Namun bagaimanapun spekulasi itu, jika keberadaannya masih bersifat pasif, maka selamanya tidak akan memberi tambahan wawasan apa pun selain hanya kepercayaan dan keimanan statis yang ujung-ujungnya akan tetap berpuncak pada kuatnya klaim kebenaran (truth claim) di antara umat. Meski demikian, pertanyaan yang masih tersisa untuk kita jawab sekarang ini adalah; masih perlukah memikirkan Tuhan jika keberadaannya tetap selalu menjadi misteri?

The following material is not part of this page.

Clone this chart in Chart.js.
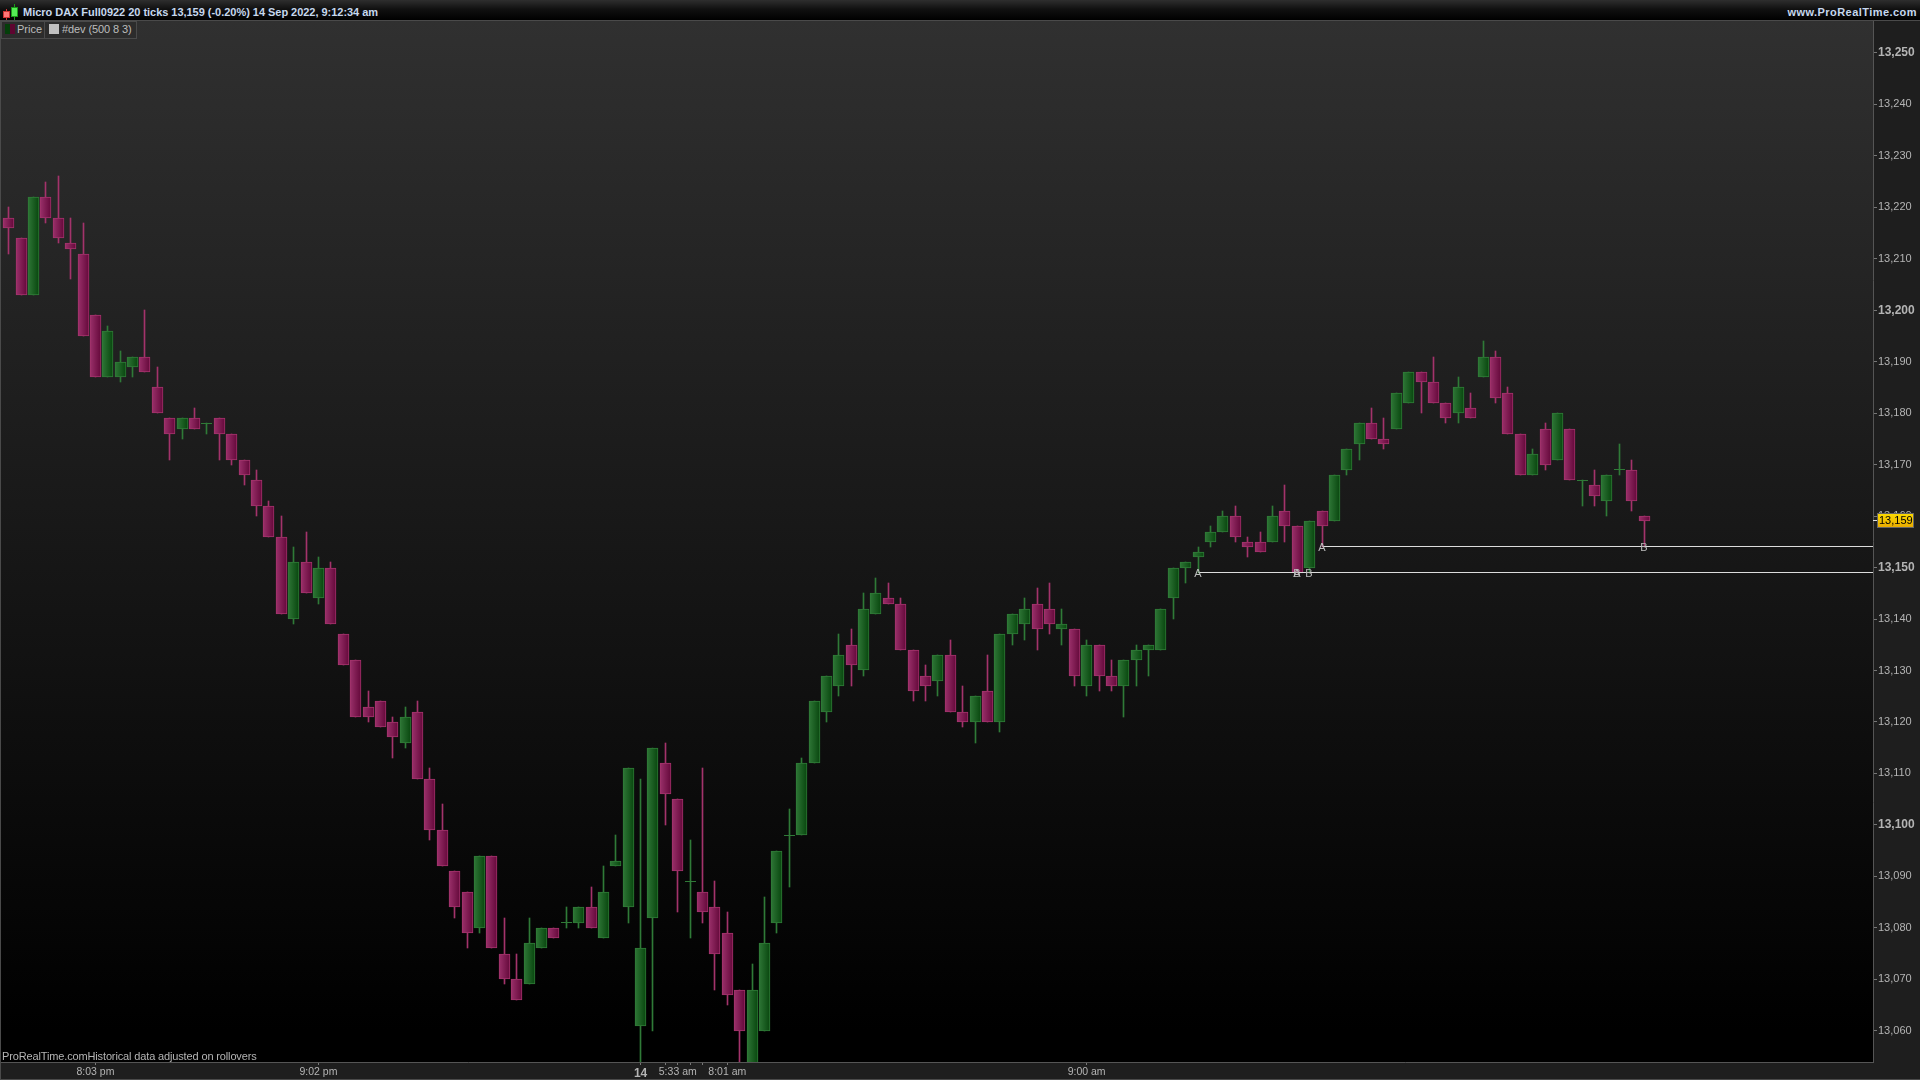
<!DOCTYPE html>
<html>
<head>
<meta charset="utf-8">
<title>Micro DAX Full0922</title>
<script src="https://cdn.jsdelivr.net/npm/chart.js@4/dist/chart.umd.min.js"></script>
<style>
  html, body { margin:0; padding:0; width:1920px; height:1080px; overflow:hidden; background:#1e1e1e; font-family:"Liberation Sans", Arial, sans-serif; }
  canvas { position:absolute; left:0; top:0; }
  .abs { position:absolute; white-space:nowrap; }
  #topbar { left:0; top:0; width:1920px; height:20px; background:linear-gradient(#2e2e2e 0%, #111 45%, #000 100%); border-bottom:1px solid #4a4a4a; }
  #title { left:23px; top:5px; font:bold 11px/14px "Liberation Sans"; color:#c6d8ee; letter-spacing:-0.03px; }
  #site { right:3px; top:5px; font:bold 11px/14px "Liberation Sans"; color:#c6d8ee; letter-spacing:0.45px; }
  .legbox { top:21px; height:16px; border:1px solid #4a4a4a; background:#2c2c2c; box-sizing:content-box; }
  .legtxt { top:22px; font:11px/14px "Liberation Sans"; color:#bdbdbd; }
  #leftline { left:0; top:21px; width:1px; height:1059px; background:#4a4a4a; }
  #bottomline { left:0; top:1079px; width:1920px; height:1px; background:#4a4a4a; }
  #note { left:2px; top:1050px; font:11px/13px "Liberation Sans"; color:#b4b4b4; letter-spacing:-0.14px; }
</style>
</head>
<body>
<canvas id="dax" width="1920" height="1080"></canvas>

<div class="abs" id="topbar"></div>
<!-- icon candele kecil -->
<div class="abs" style="left:6px;top:9px;width:1px;height:11px;background:#c33"></div>
<div class="abs" style="left:3px;top:11px;width:5px;height:5px;background:#f77;border:1px solid #c33"></div>
<div class="abs" style="left:14px;top:4px;width:1px;height:16px;background:#1a9a1a"></div>
<div class="abs" style="left:11px;top:7px;width:5px;height:8px;background:#5e5;border:1px solid #1a9a1a"></div>
<div class="abs" id="title">Micro DAX Full0922 20 ticks 13,159 (-0.20%) 14 Sep 2022, 9:12:34 am</div>
<div class="abs" id="site">www.ProRealTime.com</div>

<div class="abs legbox" style="left:1px;width:42px"></div>
<div class="abs legbox" style="left:44px;width:91px"></div>
<div class="abs" style="left:5px;top:24px;width:5px;height:10px;background:#043f0a"></div>
<div class="abs" style="left:10px;top:24px;width:5px;height:10px;background:#5e0530"></div>
<div class="abs" style="left:49px;top:24px;width:10px;height:10px;background:#c0c0c0"></div>
<div class="abs legtxt" style="left:17px">Price</div>
<div class="abs legtxt" style="left:62px;letter-spacing:-0.1px">#dev (500 8 3)</div>

<div class="abs" id="leftline"></div>
<div class="abs" id="bottomline"></div>
<div class="abs" id="note">ProRealTime.comHistorical data adjusted on rollovers</div>

<script>
const openPrices = [
  13218,13214,13203,13222,13218,13213,13211,13199,13187,13187,
  13189,13191,13185,13179,13177,13179,13178,13179,13176,13171,
  13167,13162,13156,13140,13151,13144,13150,13137,13132,13123,
  13124,13120,13116,13122,13109,13099,13091,13087,13080,13094,
  13075,13070,13069,13076,13080,13081,13081,13084,13078,13092,
  13084,13061,13082,13112,13105,13089,13087,13084,13079,13068,
  13052,13060,13081,13098,13098,13112,13122,13127,13135,13130,
  13141,13144,13143,13134,13129,13128,13133,13122,13120,13126,
  13120,13137,13139,13143,13142,13138,13138,13127,13135,13129,
  13127,13132,13134,13134,13144,13150,13152,13155,13157,13160,
  13155,13155,13155,13161,13158,13150,13161,13159,13169,13174,
  13178,13175,13177,13182,13188,13186,13182,13180,13181,13187,
  13191,13184,13176,13168,13177,13171,13177,13167,13166,13163,
  13169,13169,13160
];
const closePrices = [
  13216,13203,13222,13218,13214,13212,13195,13187,13196,13190,
  13191,13188,13180,13176,13179,13177,13178,13176,13171,13168,
  13162,13156,13141,13151,13145,13150,13139,13131,13121,13121,
  13119,13117,13121,13109,13099,13092,13084,13079,13094,13076,
  13070,13066,13077,13080,13078,13081,13084,13080,13087,13093,
  13111,13076,13115,13106,13091,13089,13083,13075,13067,13060,
  13068,13077,13095,13098,13112,13124,13129,13133,13131,13142,
  13145,13143,13134,13126,13127,13133,13122,13120,13125,13120,
  13137,13141,13142,13138,13139,13139,13129,13135,13129,13127,
  13132,13134,13135,13142,13150,13151,13153,13157,13160,13156,
  13154,13153,13160,13158,13149,13159,13158,13168,13173,13178,
  13175,13174,13184,13188,13186,13182,13179,13185,13179,13191,
  13183,13176,13168,13172,13170,13180,13167,13167,13164,13168,
  13169,13163,13159
];
const highPrices = [
  13220,13214,13222,13225,13226,13218,13217,13199,13197,13192,
  13191,13200,13189,13179,13179,13181,13178,13179,13176,13171,
  13169,13163,13160,13154,13157,13152,13151,13137,13132,13126,
  13124,13121,13123,13124,13111,13104,13091,13087,13094,13094,
  13082,13075,13082,13080,13080,13084,13084,13088,13092,13098,
  13111,13109,13115,13116,13105,13097,13111,13089,13083,13068,
  13073,13086,13095,13103,13113,13124,13129,13137,13138,13145,
  13148,13147,13144,13134,13131,13133,13136,13127,13125,13133,
  13137,13141,13144,13146,13147,13142,13138,13136,13135,13132,
  13132,13135,13135,13142,13150,13151,13154,13158,13161,13162,
  13156,13157,13162,13166,13158,13159,13161,13168,13173,13178,
  13181,13179,13184,13188,13188,13191,13182,13187,13184,13194,
  13192,13185,13176,13173,13178,13180,13177,13167,13169,13168,
  13174,13171,13160
];
const lowPrices = [
  13211,13203,13203,13217,13213,13206,13195,13187,13187,13186,
  13187,13188,13180,13171,13175,13177,13176,13171,13170,13166,
  13160,13156,13141,13139,13145,13143,13139,13131,13121,13120,
  13119,13113,13115,13109,13097,13092,13082,13076,13079,13076,
  13069,13066,13069,13076,13078,13080,13080,13080,13078,13092,
  13081,13053,13060,13100,13083,13078,13081,13068,13065,13054,
  13052,13060,13079,13088,13098,13112,13120,13125,13127,13129,
  13141,13143,13134,13124,13124,13125,13122,13119,13116,13120,
  13118,13135,13136,13134,13137,13135,13127,13125,13126,13126,
  13121,13127,13129,13134,13140,13147,13149,13154,13157,13155,
  13152,13153,13155,13155,13149,13149,13154,13159,13168,13171,
  13175,13173,13177,13182,13180,13182,13178,13178,13179,13187,
  13182,13176,13168,13168,13169,13171,13167,13162,13162,13160,
  13168,13161,13154
];

const yTickValues = [13060,13070,13080,13090,13100,13110,13120,13130,13140,13150,13160,13170,13180,13190,13200,13210,13220,13230,13240,13250];
const xTickIndex  = [7,25,51,53,54,55,56,58,87];
const xTickLabels = ['8:03 pm','9:02 pm','14','','5:33 am','','','8:01 am','9:00 am'];

// level #dev: harga dan candle awal
const devLevels = [13149, 13154];
const devStart  = [96, 106];
const pointText  = ['A','A','B','B','A','B'];
const pointIndex = [96,104,104,105,106,132];
const pointPrice = [13149,13149,13149,13149,13154,13154];

const lastPrice = 13159;

const xMin = -0.702, xMax = 150.47;
const yMin = 13053.92, yMax = 13256.41;
const GREEN = '#2f7a37', RED = '#a3336b';
const FONT = '"Liberation Sans"';

const candleIdx = openPrices.map((_, i) => i);
const isUp = i => closePrices[i] >= openPrices[i];

const bodyData = candleIdx.filter(i => openPrices[i] !== closePrices[i]).map(i => ({x:i, y:[openPrices[i], closePrices[i]]}));
const dojiData = candleIdx.filter(i => openPrices[i] === closePrices[i]).map(i => ({x:i, y:openPrices[i]}));
const wickData = candleIdx.filter(i => highPrices[i] > lowPrices[i]).map(i => ({x:i, y:[lowPrices[i], highPrices[i]]}));

function bodyFill(c) {
  if (!c.raw) return GREEN;
  const up = isUp(c.raw.x);
  const px = Math.floor(c.chart.scales.x.getPixelForValue(c.raw.x));
  // scale belum siap waktu opsi pertama kali di-resolve
  if (!Number.isFinite(px)) return up ? GREEN : RED;
  const g = c.chart.ctx.createLinearGradient(px-5, 0, px+6, 0);
  if (up) { g.addColorStop(0,'#2e7636'); g.addColorStop(1,'#08460e'); }
  else { g.addColorStop(0,'#9a306a'); g.addColorStop(1,'#64083a'); }
  return g;
}

// background area plot + panel axis
const bgPlugin = {
  id:'bg',
  beforeDraw(chart) {
    const {ctx, chartArea:a, width, height} = chart;
    ctx.save();
    ctx.fillStyle = '#1e1e1e';
    ctx.fillRect(0, 0, width, height);
    const g = ctx.createLinearGradient(0, a.top, 0, a.bottom);
    g.addColorStop(0, '#303030');
    g.addColorStop(0.97, '#000000');
    g.addColorStop(1, '#000000');
    ctx.fillStyle = g;
    ctx.fillRect(a.left, a.top, a.right-a.left, a.bottom-a.top);
    ctx.restore();
  }
};

// candle dibuat tajam di pixel penuh, kayak platform aslinya
const snapPlugin = {
  id:'snap',
  beforeDatasetsDraw(chart) {
    chart.data.datasets.forEach((ds, n) => {
      const meta = chart.getDatasetMeta(n);
      meta.data.forEach(el => {
        el.x = Math.floor(el.x) + 0.5;
        if (ds.type === 'bar') {
          el.y = Math.round(el.y);
          el.base = Math.round(el.base);
        } else {
          el.y = Math.floor(el.y) + 0.5;
        }
      });
    });
  }
};

// huruf A/B dan tag harga terakhir
const labelPlugin = {
  id:'labels',
  afterDraw(chart) {
    const {ctx, scales:{x, y}, chartArea:a} = chart;
    ctx.save();
    ctx.font = '11px ' + FONT;
    ctx.fillStyle = '#bdbdbd';
    ctx.textAlign = 'center';
    ctx.textBaseline = 'middle';
    pointText.forEach((t, i) => {
      ctx.fillText(t, Math.floor(x.getPixelForValue(pointIndex[i])), Math.round(y.getPixelForValue(pointPrice[i])) + 1);
    });

    const py = Math.round(y.getPixelForValue(lastPrice)) - 1;
    ctx.fillStyle = '#e0e0e0';
    ctx.fillRect(a.right, py, 4, 1);
    const g = ctx.createLinearGradient(0, py-8, 0, py+8);
    g.addColorStop(0, '#ffe000');
    g.addColorStop(1, '#e8a800');
    ctx.fillStyle = g;
    ctx.fillRect(1877, py-7, 37, 15);
    ctx.strokeStyle = '#666';
    ctx.strokeRect(1877.5, py-6.5, 36, 14);
    ctx.fillStyle = '#000';
    ctx.textAlign = 'left';
    ctx.fillText(lastPrice.toLocaleString('en-US'), 1879, py+1);
    ctx.restore();
  }
};

new Chart(document.getElementById('dax'), {
  data: {
    datasets: [
      {
        type:'bar', label:'wick', data:wickData, order:3, grouped:false, barThickness:1,
        backgroundColor: c => c.raw && isUp(c.raw.x) ? GREEN : RED,
        borderWidth:0,
      },
      {
        type:'bar', label:'body', data:bodyData, order:2, grouped:false, barThickness:11,
        backgroundColor: bodyFill,
        borderColor: c => c.raw && isUp(c.raw.x) ? GREEN : RED,
        borderWidth:1, borderSkipped:false,
      },
      {
        type:'line', label:'doji', data:dojiData, order:2, showLine:false,
        pointStyle:'line', pointRadius:5.5, pointBorderColor:GREEN, pointBorderWidth:1,
      },
      {
        type:'line', label:'dev1', order:1, borderColor:'#dcdcdc', borderWidth:1, pointRadius:0,
        data:[{x:devStart[0], y:devLevels[0]}, {x:xMax, y:devLevels[0]}],
      },
      {
        type:'line', label:'dev2', order:1, borderColor:'#dcdcdc', borderWidth:1, pointRadius:0,
        data:[{x:devStart[1], y:devLevels[1]}, {x:xMax, y:devLevels[1]}],
      },
    ],
  },
  options: {
    responsive:false, animation:false, events:[],
    layout: { autoPadding:false, padding:{top:20, left:0, right:0, bottom:0} },
    plugins: { legend:{display:false}, tooltip:{enabled:false}, title:{display:false} },
    scales: {
      x: {
        type:'linear', min:xMin, max:xMax, offset:false,
        grid: { offset:false, drawOnChartArea:false, color:'#777', tickLength:3 },
        border: { color:'#555' },
        afterBuildTicks: s => { s.ticks = xTickIndex.map(v => ({value:v})); },
        afterFit: s => { s.height = 18; s.paddingLeft = 0; s.paddingRight = 0; },
        ticks: {
          autoSkip:false, maxRotation:0, padding:1, color:'#b4b4b4',
          font: c => (c.tick && c.tick.value === 51) ? {family:FONT, size:12, weight:'bold'} : {family:FONT, size:10.5},
          callback: v => xTickLabels[xTickIndex.indexOf(v)] ?? '',
        },
      },
      y: {
        type:'linear', position:'right', min:yMin, max:yMax,
        grid: { drawOnChartArea:false, color:'#777', tickLength:4 },
        border: { color:'#555' },
        afterBuildTicks: s => { s.ticks = yTickValues.map(v => ({value:v})); },
        afterFit: s => { s.width = 47; s.paddingTop = 0; s.paddingBottom = 0; },
        ticks: {
          autoSkip:false, padding:1, color:'#b4b4b4',
          font: c => (c.tick && c.tick.value % 50 === 0) ? {family:FONT, size:12, weight:'bold'} : {family:FONT, size:11},
          callback: v => v.toLocaleString('en-US'),
        },
      },
    },
  },
  plugins: [bgPlugin, snapPlugin, labelPlugin],
});
</script>
</body>
</html>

Jika harus dipikirkan, bagian mana dari keberadaan Tuhan yang harus dipikirkan: Dzatnya, Sifatnya, Sikapnya, atau apa?

A. Chaliq Muchtar di dalam jurnal Esensia Vol.3, No.2, Juli 2002 pernah menulis sebuah artikel cukup memikat, “Membumikan Tuhan?.” Istilah “membumikan” ini sebenarnya merupakan istilah yang diadaptasi Muchtar dari dua karya tokoh ulama sebelumnya, yaitu Quraish Shihab (Membumikan Al-Qur’an) dan Ahmad Syafi’i Ma’arif (Membumikan Islam). Menurut pendapat penulis, istilah “Membumikan Tuhan” barangkali mengandung sebuah isyarat, bahwa Tuhan harus dipahami sebagai sesuatu yang membumi untuk dapat dimengerti.

Hal ini cukup rasional mengingat selama ini persepsi, konsepsi dan keyakinan sebagian umat beragama terhadap eksistensi Tuhan masih terlalu menempatkan Tuhan sebagai sesuatu yang jauh melangit. Bahkan, perdebatan panjang seputar masalah ketuhanan kerap menyebabkan terjadinya peperangan yang begitu tragis meskipun akhir dari semua perdebatan itu tetap tidak kunjung menemukan kesimpulan yang benar-benar pasti mengenai siapa dan bagaimana Tuhan itu yang sebenarnya. Lain kata, Tuhan akan tetap dipahami sesuai dengan keyakinan masing-masing umat yang menyembahnya.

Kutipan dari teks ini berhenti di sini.